In the next step we now need to pick the exact memory and processing characteristics for our instance. For this basic setup, I will use a t2.micro instance type, as it is part of the free usage tier in the first 12 months. If you wanted to use Amazon EC2 for computationally demanding tasks, you would select a type with better computational performance.
In the next two steps,
Configure Instance and
Add Storage, I simply stick with the default values. Only in step 5 I manually add some tags to the instance. Tags can be added as key-value pairs. So, for example, we could use the following tags to describe our instance:
- task = ijulia,
- os = ubuntu,
- cpu = t2.micro
By now, all characteristics of the instance itself are defined, and we only need to determine the traffic that is allowed to reach our instance. In other words: we have defined a virtual computer in Amazon’s cloud – but how can we communicate with it?
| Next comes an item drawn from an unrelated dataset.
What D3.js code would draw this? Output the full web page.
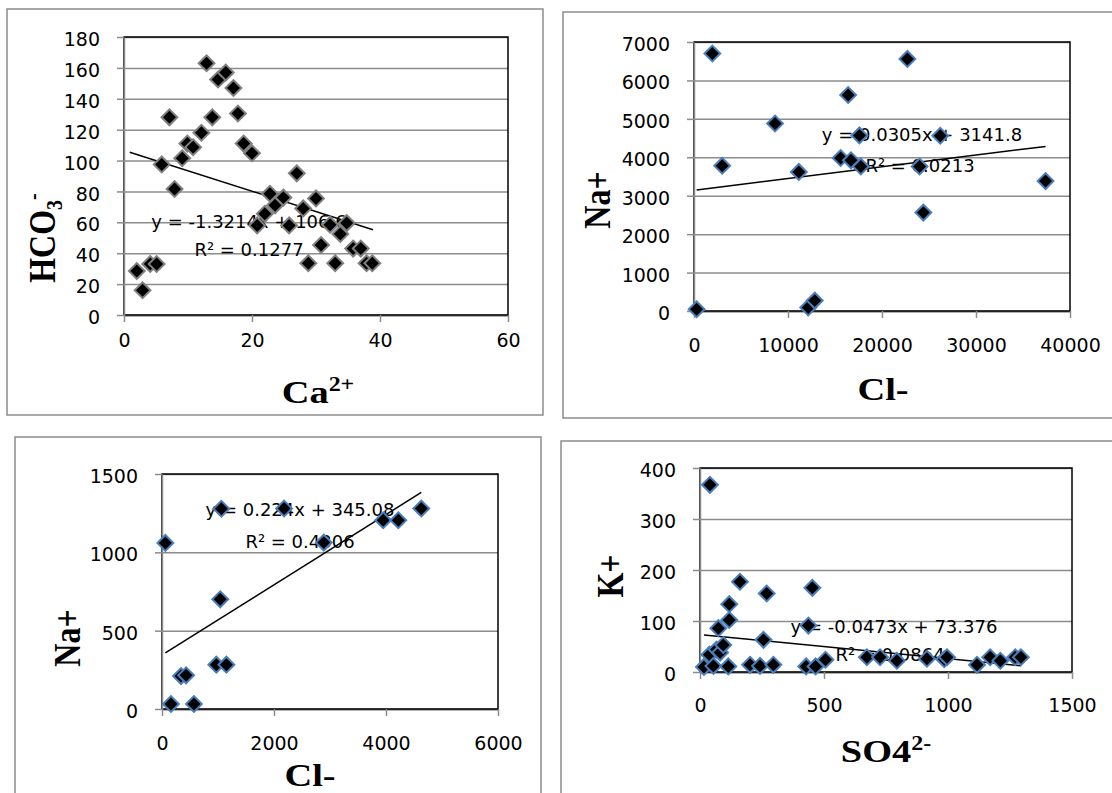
<!DOCTYPE html>
<html>
<head>
<meta charset="utf-8">
<script src="https://cdn.jsdelivr.net/npm/d3@7"></script>
<style>
  body { margin: 0; background: #fff; }
  svg { display: block; }
  .eq { font-family: "DejaVu Sans", sans-serif; font-size: 18px; fill: #000; }
  .title { font-family: "Liberation Serif", "Times New Roman", serif; font-weight: bold; font-size: 32px; fill: #000; }
</style>
</head>
<body>
<svg id="chart" width="1112" height="793"></svg>
<script>
// Ca2+ vs HCO3-
const caX = [2.0, 2.9, 4.1, 5.1, 5.9, 7.1, 7.9, 9.1, 9.9, 10.8, 12.1, 12.9, 13.8, 14.7, 15.9, 17.1, 17.8, 18.7, 20.0,
  20.8, 22.0, 22.8, 23.6, 24.9, 25.8, 27.0, 28.0, 28.8, 30.0, 30.8, 32.2, 33.0, 33.8, 34.8, 35.8, 37.0, 37.9, 38.8];
const hco3Y = [28.5, 16, 33, 33, 97.5, 128, 81.6, 101.5, 111, 108.6, 118, 163, 128, 152.5, 157, 147, 130.5, 111, 104.7,
  58, 65.5, 78.5, 71, 76, 58, 91.7, 69, 33.5, 75.5, 45.3, 58.5, 33.5, 52.5, 59.5, 43, 43, 33.5, 33.5];
const caXTicks = [0, 20, 40, 60];
const hco3YTicks = [0, 20, 40, 60, 80, 100, 120, 140, 160, 180];
const caFit = [-1.3214, 106.6];
const caFitRange = [0.9, 38.9];
const caEq = ["y = -1.3214x + 106.6", "R² = 0.1277"];

// Cl- vs Na+ (large)
const cl1X = [280, 1950, 3000, 8620, 11150, 12150, 12850, 15600, 16400, 16700, 17600, 17750, 22700, 24000, 24400, 26200, 37400];
const na1Y = [45, 6700, 3780, 4880, 3620, 90, 270, 3980, 5620, 3920, 4570, 3760, 6560, 3760, 2560, 4560, 3380];
const cl1XTicks = [0, 10000, 20000, 30000, 40000];
const na1YTicks = [0, 1000, 2000, 3000, 4000, 5000, 6000, 7000];
const cl1Fit = [0.0305, 3141.8];
const cl1FitRange = [280, 37400];
const cl1Eq = ["y = 0.0305x + 3141.8", "R² = 0.0213"];

// Cl- vs Na+ (small)
const cl2X = [60, 160, 340, 430, 570, 970, 1040, 1060, 1150, 2180, 2890, 3950, 4220, 4630];
const na2Y = [1060, 32, 210, 215, 32, 283, 700, 1278, 283, 1280, 1062, 1205, 1205, 1280];
const cl2XTicks = [0, 2000, 4000, 6000];
const na2YTicks = [0, 500, 1000, 1500];
const cl2Fit = [0.224, 345.08];
const cl2FitRange = [60, 4630];
const cl2Eq = ["y = 0.224x + 345.08", "R² = 0.4306"];

// SO4 2- vs K+
const so4X = [16, 38, 54, 40, 67, 74, 81, 94, 114, 118, 118, 161, 202, 242, 256, 269, 296, 428, 437, 453, 466, 506,
  673, 726, 794, 915, 985, 996, 1117, 1170, 1211, 1271, 1294];
const kY = [10, 34, 12, 367, 44, 86, 38, 53, 11, 102, 133, 177, 14, 12, 63, 154, 14, 11, 91, 165, 11, 24,
  29, 29, 22, 26, 25, 29, 14, 29, 22, 29, 29];
const so4XTicks = [0, 500, 1000, 1500];
const kYTicks = [0, 100, 200, 300, 400];
const so4Fit = [-0.0473, 73.376];
const so4FitRange = [16, 1294];
const so4Eq = ["y = -0.0473x + 73.376", "R² = 0.0864"];

const svg = d3.select("#chart");
svg.append("rect").attr("width", 1112).attr("height", 793).attr("fill", "#fff");

const diamond = d3.symbol(d3.symbolSquare, 125);
const fmt = d3.format("d");

const styleTicks = (a) => {
  a.selectAll("text")
    .attr("fill", "#000")
    .style("font-family", "'DejaVu Sans', sans-serif")
    .style("font-size", "19px");
  a.select(".domain").attr("stroke-width", 1.5);
  a.selectAll("line").attr("stroke", "#8c8c8c").attr("stroke-width", 1.5);
};

function drawPanel(p) {
  const g = svg.append("g");
  g.append("rect")
    .attr("x", p.frame[0]).attr("y", p.frame[1])
    .attr("width", p.frame[2] - p.frame[0]).attr("height", p.frame[3] - p.frame[1])
    .attr("fill", "#fff").attr("stroke", "#8c8c8c").attr("stroke-width", 1.5);

  const [l, t, r, b] = p.plot;
  const x = d3.scaleLinear().domain(d3.extent(p.xTicks)).range([l, r]);
  const y = d3.scaleLinear().domain(d3.extent(p.yTicks)).range([b, t]);

  // gridlines
  g.append("g")
    .attr("transform", `translate(${l},0)`)
    .call(d3.axisLeft(y).tickValues(p.yTicks).tickSize(-(r - l)).tickSizeOuter(0).tickFormat(""))
    .call((a) => a.select(".domain").remove())
    .selectAll("line").attr("stroke", "#8c8c8c").attr("stroke-width", 1.5);

  // plot border
  g.append("rect")
    .attr("x", l).attr("y", t).attr("width", r - l).attr("height", b - t)
    .attr("fill", "none").attr("stroke", "#000").attr("stroke-width", 1.5);

  const yAxis = g.append("g")
    .attr("transform", `translate(${l},0)`)
    .call(d3.axisLeft(y).tickValues(p.yTicks).tickFormat(fmt).tickSize(7).tickSizeOuter(0).tickPadding(17))
    .call(styleTicks);
  yAxis.select(".domain").attr("stroke", "#8c8c8c");
  yAxis.selectAll("text").attr("dy", "0.45em");

  const xAxis = g.append("g")
    .attr("transform", `translate(0,${b})`)
    .call(d3.axisBottom(x).tickValues(p.xTicks).tickFormat(fmt).tickSize(7).tickSizeOuter(0).tickPadding(p.xPad))
    .call(styleTicks);
  xAxis.select(".domain").attr("stroke", "#222");

  // equation labels
  p.eq.forEach((s, i) => {
    g.append("text").attr("class", "eq")
      .attr("x", p.eqPos[i][0]).attr("y", p.eqPos[i][1])
      .attr("text-anchor", "middle").text(s);
  });

  // trendline
  const fitPts = p.fitRange.map((v) => ({ x: v, y: p.fit[0] * v + p.fit[1] }));
  g.append("path")
    .datum(fitPts)
    .attr("fill", "none").attr("stroke", "#000").attr("stroke-width", 1.5)
    .attr("d", d3.line().x((d) => x(d.x)).y((d) => y(d.y)));

  // markers
  g.append("g")
    .selectAll("path")
    .data(p.xs.map((v, i) => [v, p.ys[i]]))
    .join("path")
    .attr("d", diamond)
    .attr("transform", (d) => `translate(${x(d[0])},${y(d[1])}) rotate(45)`)
    .attr("fill", "#000")
    .attr("stroke", p.markerStroke)
    .attr("stroke-width", 2);

  // axis titles
  const xt = g.append("text").attr("class", "title")
    .attr("text-anchor", "middle")
    .attr("transform", `translate(${p.xTitlePos[0]},${p.xTitlePos[1]}) scale(1.2,1)`);
  p.xTitle.forEach((part) => {
    xt.append("tspan").attr("font-size", part.sup ? "20px" : null)
      .attr("dy", part.sup ? "-0.6em" : null).text(part.t);
  });

  const yt = g.append("text").attr("class", "title")
    .attr("text-anchor", "middle")
    .attr("transform", `translate(${p.yTitlePos[0]},${p.yTitlePos[1]}) rotate(-90) scale(1,1.2)`);
  p.yTitle.forEach((part) => {
    const ts = yt.append("tspan").text(part.t);
    if (part.sub) ts.attr("font-size", "20px").attr("dy", "0.3em");
    if (part.sup) ts.attr("font-size", "20px").attr("dy", "-0.9em");
  });
}

drawPanel({
  frame: [7, 9, 543, 415], plot: [124, 37, 508, 315],
  xs: caX, ys: hco3Y, xTicks: caXTicks, yTicks: hco3YTicks, xPad: 12,
  fit: caFit, fitRange: caFitRange, eq: caEq, eqPos: [[249, 228], [249, 256]],
  markerStroke: "#7f7f7f",
  xTitle: [{ t: "Ca" }, { t: "2+", sup: true }], xTitlePos: [318, 403],
  yTitle: [{ t: "HCO" }, { t: "3", sub: true }, { t: "-", sup: true }], yTitlePos: [55, 238]
});

drawPanel({
  frame: [563, 12, 1120, 418], plot: [694, 42, 1070, 311],
  xs: cl1X, ys: na1Y, xTicks: cl1XTicks, yTicks: na1YTicks, xPad: 21,
  fit: cl1Fit, fitRange: cl1FitRange, eq: cl1Eq, eqPos: [[922, 141], [920, 172]],
  markerStroke: "#4a7ebb",
  xTitle: [{ t: "Cl-" }], xTitlePos: [883, 400],
  yTitle: [{ t: "Na+" }], yTitlePos: [610, 200]
});

drawPanel({
  frame: [15, 437, 541, 800], plot: [162, 474, 498, 709],
  xs: cl2X, ys: na2Y, xTicks: cl2XTicks, yTicks: na2YTicks, xPad: 21,
  fit: cl2Fit, fitRange: cl2FitRange, eq: cl2Eq, eqPos: [[300, 516], [300, 548]],
  markerStroke: "#4a7ebb",
  xTitle: [{ t: "Cl-" }], xTitlePos: [310, 786],
  yTitle: [{ t: "Na+" }], yTitlePos: [80, 638]
});

drawPanel({
  frame: [561, 441, 1120, 800], plot: [700, 468, 1072, 672],
  xs: so4X, ys: kY, xTicks: so4XTicks, yTicks: kYTicks, xPad: 20,
  fit: so4Fit, fitRange: so4FitRange, eq: so4Eq, eqPos: [[894, 633], [890, 661]],
  markerStroke: "#4a7ebb",
  xTitle: [{ t: "SO4" }, { t: "2-", sup: true }], xTitlePos: [886, 762],
  yTitle: [{ t: "K+" }], yTitlePos: [623, 576]
});
</script>
</body>
</html>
In general, there are several ways to access a remote computer. The standard way on Linux computers would be through a terminal with SSH connection. This way, we can execute commands at the remote computer, which allows the installation of software, for example. In addition, however, we might want to communicate with the remote computer through other channels than the terminal. For example, in our case we want to access the computing power of the remote through an IJulia tab in our browser. Hence, we need to determine all ways through which a communication to the remote should be allowed. For security reasons, you want to keep these communication channels as sparse and restricted as possible. Still, you need to allow some of these channels in order to use our instance in the manner that you want to. In our case, we add a new rule that allows access to our instance through the browser, and hence select
All TCP as its type. Be warned, however, that I am definitely not an expert on computer security issues, so that this rule might be overly permissive. Ultimately, you only want to permit communication through https with a given port (8998 in our example), and there might be better ways to achieve this. Still, I will add an additional layer of protection by restricting permission to my current IP only. If you do this, however, then you most likely need to adapt your settings each time that you restart your computer, as your IP address might change. Anyways, in many cases your instance will only live temporarily, and will be deleted after completion of a certain task. Your security concerns for such a short-living instance hence might be rather limited. Either way, you can store your current settings as a new security group, so that you can select the exact same settings for some of your future instances. I will choose “IJulia all tcp” as name of the group.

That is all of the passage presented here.